# Rottie breeder in Ontario



## Tammy St. Louis (Feb 17, 2010)

Does anyone know of a good rottie breeder in ontario , that may be expecting pups soon 
It is for one of my students , will be a pet only .
she was going to a byb , I told her not to 
she has a ByB mal and its a nervous, aggressive scared to death dog, its horrible to see it ,,

she had a Byb rottie for 14 yrs prior and would like another rottie 

SHe has decided to go to a good breeder, ( what she wants is health and temperment ) 
has contacted a few, the only good one i know of is Esmond, 

she was kind set on a litter from Braxenburg but was told by another breeder to stay away from that breeder, due to hip issues

any contact info would be good websites and whatever, 
she would be taking the dog to training classes, she has a son and a mal and a lab
thank s


----------



## Tammy St. Louis (Feb 17, 2010)

anyone ? anyone ?


----------



## Tracey Hughes (Jul 13, 2007)

The only breeder I can recommend is Chuck Ross of Weissennord kennel.


http://weissennord.blogspot.com/

Maybe he can forward you to other Rottweilers breeders int he province?

Tracey


----------



## andrew kurtowicz (Nov 19, 2008)

www.esmondrotts.com


----------



## Geoff Empey (Jan 8, 2008)

A good friend of mine Johnna Ferril has a small family breeding program.
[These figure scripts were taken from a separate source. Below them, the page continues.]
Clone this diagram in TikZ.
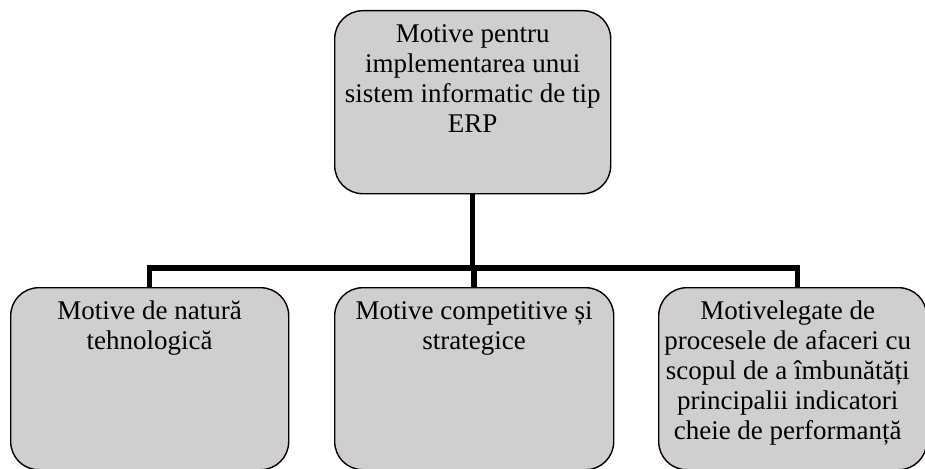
\documentclass[tikz,border=0pt]{standalone}
\usepackage{fontspec}
\setmainfont{Liberation Serif}
\definecolor{boxgray}{HTML}{D0CECE}
\newcommand\boxtext[3]{\parbox[t][#2][t]{#1}{\centering\fontsize{27}{30}\selectfont\rule{0pt}{20pt}#3}}
\begin{document}
\begin{tikzpicture}[x=1pt,y=-1pt,
  box/.style={draw=black, line width=1.4pt, fill=boxgray, rounded corners=28pt,
    inner xsep=1pt, inner ysep=12pt, anchor=north west},
  conn/.style={line width=5.5pt, draw=black}]
\useasboundingbox (0,0) rectangle (925,468);
\clip (0,0) rectangle (925,468);

\node[box] (top) at (334,10)
  {\boxtext{274pt}{159pt}{Motive pentru\\implementarea unui\\sistem informatic de tip\\ERP}};
\node[box] (left) at (10,287)
  {\boxtext{276pt}{158pt}{Motive de natură\\tehnologică}};
\node[box] (mid) at (334,287)
  {\boxtext{277pt}{158pt}{Motive competitive și\\strategice}};
\node[box] (right) at (658,287)
  {\boxtext{256pt}{158pt}{Motivelegate de\\procesele de afaceri cu\\scopul de a îmbunătăți\\principalii indicatori\\cheie de performanță}\hspace*{10pt}};

\coordinate (bus) at (473,268);
\draw[conn] (top.south) -- (top.south |- bus);
\draw[conn] (left.north) |- ([xshift=5pt]right.north |- bus) -- ([xshift=5pt]right.north);
\draw[conn] (mid.north) -- (mid.north |- bus);
\end{tikzpicture}
\end{document}
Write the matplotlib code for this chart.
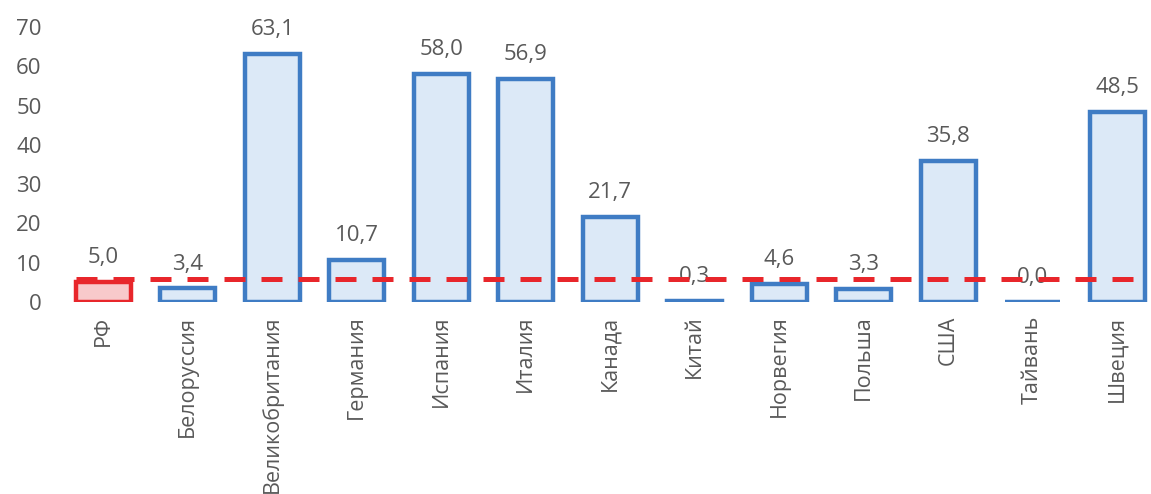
import matplotlib
matplotlib.use('Agg')
import matplotlib.pyplot as plt
import numpy as np

plt.rcParams['font.family'] = ['Open Sans', 'DejaVu Sans']

# данные
countries = ['РФ', 'Белоруссия', 'Великобритания', 'Германия', 'Испания', 'Италия',
             'Канада', 'Китай', 'Норвегия', 'Польша', 'США', 'Тайвань', 'Швеция']
values = [5.0, 3.4, 63.1, 10.7, 58.0, 56.9, 21.7, 0.3, 4.6, 3.3, 35.8, 0.0, 48.5]
level = 5.8  # уровень РФ (пунктир)

fig = plt.figure(figsize=(11.51, 4.94), dpi=100)
ax = fig.add_axes([0.053, 0.389, 0.947, 0.556])

x = np.arange(len(countries))
w = 0.65
face = ['#f8c9cb'] + ['#dce9f7'] * (len(countries) - 1)
edge = ['#e8262b'] + ['#3f7cc4'] * (len(countries) - 1)
ax.bar(x, values, width=w, color=face, edgecolor=edge, linewidth=3.2, zorder=2)

for xi, v in zip(x, values):
    ax.annotate(('%.1f' % v).replace('.', ','), (xi, v), xytext=(0, 10),
                textcoords='offset points', ha='center', va='bottom',
                fontsize=16, color='#595959', zorder=3)

ax.plot([x[0] - w / 2, x[-1] + w / 2], [level, level], color='#e8262b',
        linewidth=3.6, dashes=(4.2, 3.2), zorder=4)

ax.set_xlim(-0.5, 12.4)
ax.set_ylim(0, 70)
ax.set_yticks(range(0, 71, 10))
ax.set_xticks(x)
ax.set_xticklabels(countries, rotation=90, fontsize=15.5, color='#595959')
ax.tick_params(axis='y', labelsize=16, labelcolor='#595959', length=0, pad=14)
ax.tick_params(axis='x', length=0, pad=10)
for s in ax.spines.values():
    s.set_visible(False)

fig.savefig('out.png', dpi=100)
She has trained Shutzhund with our local group and is very involved in the local dog community. She is good people and the dogs I've seen from her breedings are clear in their heads. If you have any problems contacting her through her website let me know and I'll pass you her info. http://www.eirian.org/home.htm


----------



## Doug Zaga (Mar 28, 2010)

I know Geri. You can give her a call I am sure she will chat with you. You can google Vonhauselordi Rottweilers or email me. If she can't help you she will guide you in the right direction.


----------